= Basil Hennessy =

Australian archaeologist (1925–2013)

John Basil Hennessy AO (10 February 1925 – 27 October 2013), was an Australian archaeologist of the Ancient Near East and Emeritus Professor of Near Eastern Archaeology at the University of Sydney.

==Childhood, early career and education==
Born in Horsham, Victoria, Australia in 1925, the eldest child of Thomas Basil Hennessy and Nell Poultney, Hennessy was educated in nearby Ballarat, before leaving school at 17 to join the Royal Australian Navy. Released from military service in 1946, Hennessy enrolled at the University of Sydney in early 1947 with the intention of studying anthropology. In 1948, however, Arthur Dale Trendall and James Stewart founded the University's Department of Archaeology, Hennessy becoming one of their first undergraduates.

==Foreign ventures==
Graduating with a BA Hons in 1950, Hennessy embarked on a tour throughout the Middle East, finishing at Ankara, capital of Turkey where Hennessy held the inaugural student scholarship at the newly created British School of Archaeology in Ankara.

Hennessy returned to Jerusalem at the end of 1951 in order to join the first season of renewed excavations at Jericho under the direction of Kathleen Kenyon. It was at Jericho that Hennessy was exposed to the Wheeler-Kenyon technique of baulk-debris excavation, a technique he was to employ and adapt widely in his own subsequent excavations.

Returning to Australia via London, Hennessy became engaged to Ruth Shannon. The couple were married in 1954 and subsequently had three children.

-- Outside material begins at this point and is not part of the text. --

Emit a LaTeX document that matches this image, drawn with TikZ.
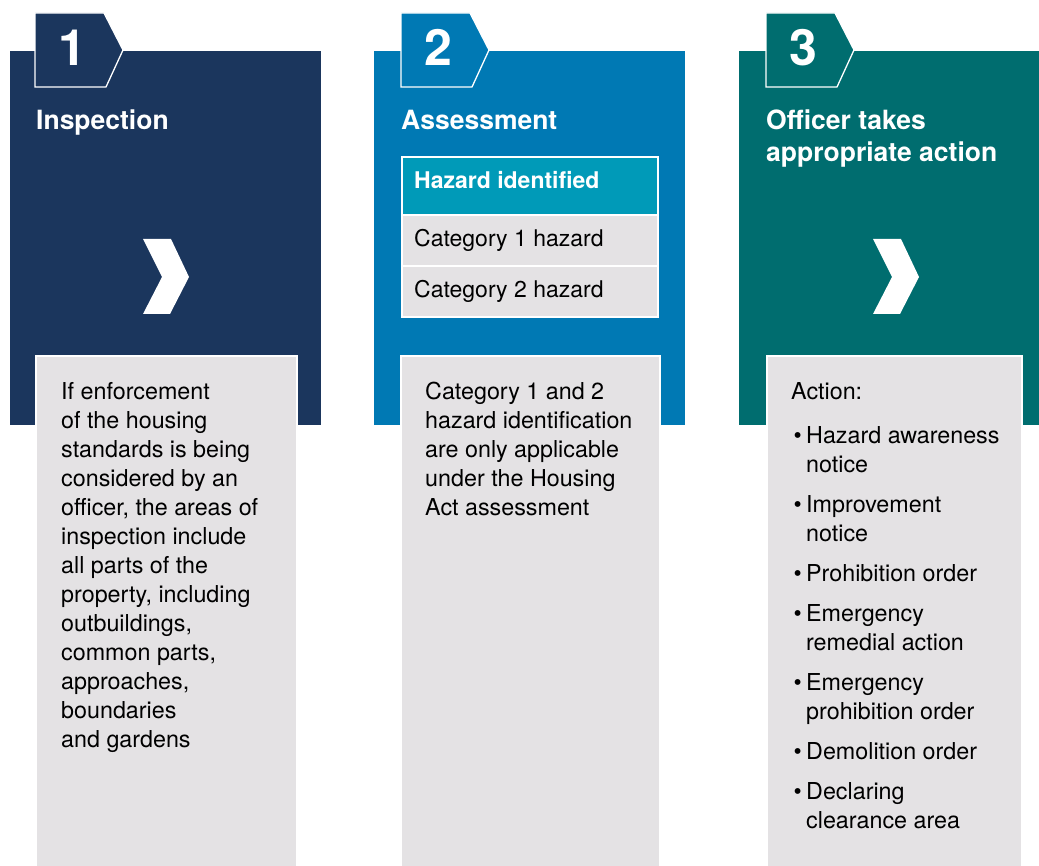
\documentclass[tikz,border=0pt]{standalone}
\usepackage{fontspec}
\setmainfont{TeX Gyre Heros}
\definecolor{navy}{HTML}{1B365D}
\definecolor{midblue}{HTML}{0079B4}
\definecolor{darkteal}{HTML}{006D6F}
\definecolor{hazardblue}{HTML}{009AB8}
\definecolor{boxgray}{HTML}{E4E2E4}
\tikzset{
  panel/.style={draw=none, inner sep=0pt, outer sep=0pt, anchor=north west},
  tabshape/.style={draw=white, line width=1.3pt, line join=miter},
  numtext/.style={text=white, font=\bfseries\fontsize{50}{50}\selectfont, anchor=base, inner sep=0pt},
  titletext/.style={text=white, font=\bfseries\fontsize{26.5}{32}\selectfont, anchor=base west, inner sep=0pt, align=left},
  chev/.style={fill=white, draw=none},
  graybox/.style={fill=boxgray, draw=white, line width=1.5pt},
  bodytext/.style={text=black, font=\fontsize{23.3}{29}\selectfont, anchor=base west, inner sep=0pt, align=left},
  rowbox/.style={draw=white, line width=2.4pt, anchor=north west, inner sep=0pt, minimum width=256pt, minimum height=51pt},
  rowtext/.style={font=\fontsize{23}{28}\selectfont, anchor=base west, inner sep=0pt}
}
\newcommand{\bul}{\makebox[15pt][l]{\hspace*{2.5pt}•}}
\newcommand{\ind}{\hspace*{15pt}}
\begin{document}
\begin{tikzpicture}[x=1pt, y=-1pt]
\useasboundingbox (0,0) rectangle (1039,866);
\fill[white] (0,0) rectangle (1039,866);

% Panels
\node[panel, fill=navy, minimum width=311pt, minimum height=374pt] (p1) at (10,51) {};
\node[panel, fill=midblue, minimum width=311pt, minimum height=374pt] (p2) at (374,51) {};
\node[panel, fill=darkteal, minimum width=300pt, minimum height=374pt] (p3) at (739,51) {};

% Tabs
\draw[tabshape, fill=navy] (35,13) -- (104,13) -- (123,50) -- (106,87) -- (35,87) -- cycle;
\draw[tabshape, fill=midblue] (401,13) -- (470,13) -- (489,50) -- (472,87) -- (401,87) -- cycle;
\draw[tabshape, fill=darkteal] (766,13) -- (835,13) -- (854,50) -- (837,87) -- (766,87) -- cycle;
\node[numtext] (n1) at (72,66) {1};
\node[numtext] (n2) at (438,66) {2};
\node[numtext] (n3) at (803,66) {3};

% Titles (anchor = baseline of last line)
\node[titletext] (t1) at (36,130) {Inspection};
\node[titletext] (t2) at (401,130) {Assessment};
\node[titletext] (t3) at (766,162) {Officer takes\\appropriate action};

% Chevrons
\fill[chev] (143,239) -- (171,239) -- (189,277) -- (170,314) -- (143,314) -- (162,277) -- cycle;
\fill[chev] (873,239) -- (901,239) -- (919,277) -- (900,314) -- (873,314) -- (892,277) -- cycle;

% Table in panel 2
\node[rowbox, fill=hazardblue, minimum height=58pt] (r0) at (401,156) {};
\node[rowbox, fill=boxgray] (r1) at (401,214) {};
\node[rowbox, fill=boxgray] (r2) at (401,265) {};
\node[rowtext, text=white, font=\bfseries\fontsize{23}{28}\selectfont] (r0t) at (414,189) {Hazard identified};
\node[rowtext] (r1t) at (414,247) {Category 1 hazard};
\node[rowtext] (r2t) at (414,298) {Category 2 hazard};

% Gray boxes
\draw[graybox] (36,356) rectangle (297,872);
\draw[graybox] (401,356) rectangle (660,872);
\draw[graybox] (767,356) rectangle (1022,872);

% Texts (anchor = baseline of last line)
\node[bodytext] (b1) at (61,747) {If enforcement\\of the housing\\standards is being\\considered by an\\officer, the areas of\\inspection include\\all parts of the\\property, including\\outbuildings,\\common parts,\\approaches,\\boundaries\\and gardens};
\node[bodytext] (b2) at (425,515) {Category 1 and 2\\hazard identification\\are only applicable\\under the Housing\\Act assessment};
\node[bodytext] (b3) at (791,828) {Action:\\[15pt]
\bul Hazard awareness\\\ind notice\\[11pt]
\bul Improvement\\\ind notice\\[11pt]
\bul Prohibition order\\[11pt]
\bul Emergency\\\ind remedial action\\[11pt]
\bul Emergency\\\ind prohibition order\\[11pt]
\bul Demolition order\\[11pt]
\bul Declaring\\\ind clearance area};
\end{tikzpicture}
\end{document}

1954 also saw Hennessy join the Department of Archaeology at the University of Sydney, initially as a temporary lecturer (1954–55, 1957), then later as a full-time lecturer (1958–61). 1962 saw Hennessy and his young family leave Australia once more, in order that Hennessy might pursue postgraduate study at Oxford University, England. During the period 1962-64, Hennessy studied at Magdalen College, completing his DPhil under the supervision of Kathleen Kenyon. His resulting dissertation, entitled The Foreign Relations of Palestine during the Early Bronze Age, remains one of the early standard works on that period.

==Years in Jerusalem==
Hennessy's completion of his doctorate coincided with the beginning of an intimate association with the British School of Archaeology in Jerusalem. Appointed Assistant Director of the School in 1965, becoming Deputy Director later the same year, Hennessy achieved the full directorship in 1966, remaining as Director until 1970. During these years, Hennessy directed excavations at the Damascus Gate in the Old City of Jerusalem (1964–66), at the Amman Airport Temple (1966), at Teleilat Ghassul (1967) and at Samaria in 1968.

==Return to Sydney==
Hennessy left Jerusalem in 1970 because of the outbreak of Arab-Israeli hostilities, taking up the Edwin Cuthbert Hall Visiting Professorship in Near Eastern Archaeology at the University of Sydney. The chair was fully restored in 1973, Hennessy holding the Sydney professorship from that year until his retirement in 1990, when he was replaced by the current chair, Daniel Potts. During his tenure, Hennessy directed Australian excavations at Teleilat Ghassul (1975–77) and, from 1978 at Pella (initially in association with Wooster College, Ohio). Hennessy was also instrumental in founding the Near Eastern Archaeology Foundation at the University of Sydney in 1986.

==Retirement and honours==
Hennessy was appointed Emeritus Professor of Archaeology after his retirement in 1990 and in 1993 received an Honorary Doctor of Letters from his alma mater, the University of Sydney.

==Publications==
- Stephania - A Middle and Late Bronze Age Cemetery in Cyprus, 1963.
- The Foreign Relations of Palestine During the Early Bronze Age, 1967.
- Pella in Jordan I (with A.W. McNicoll and R.H. Smith), 1982.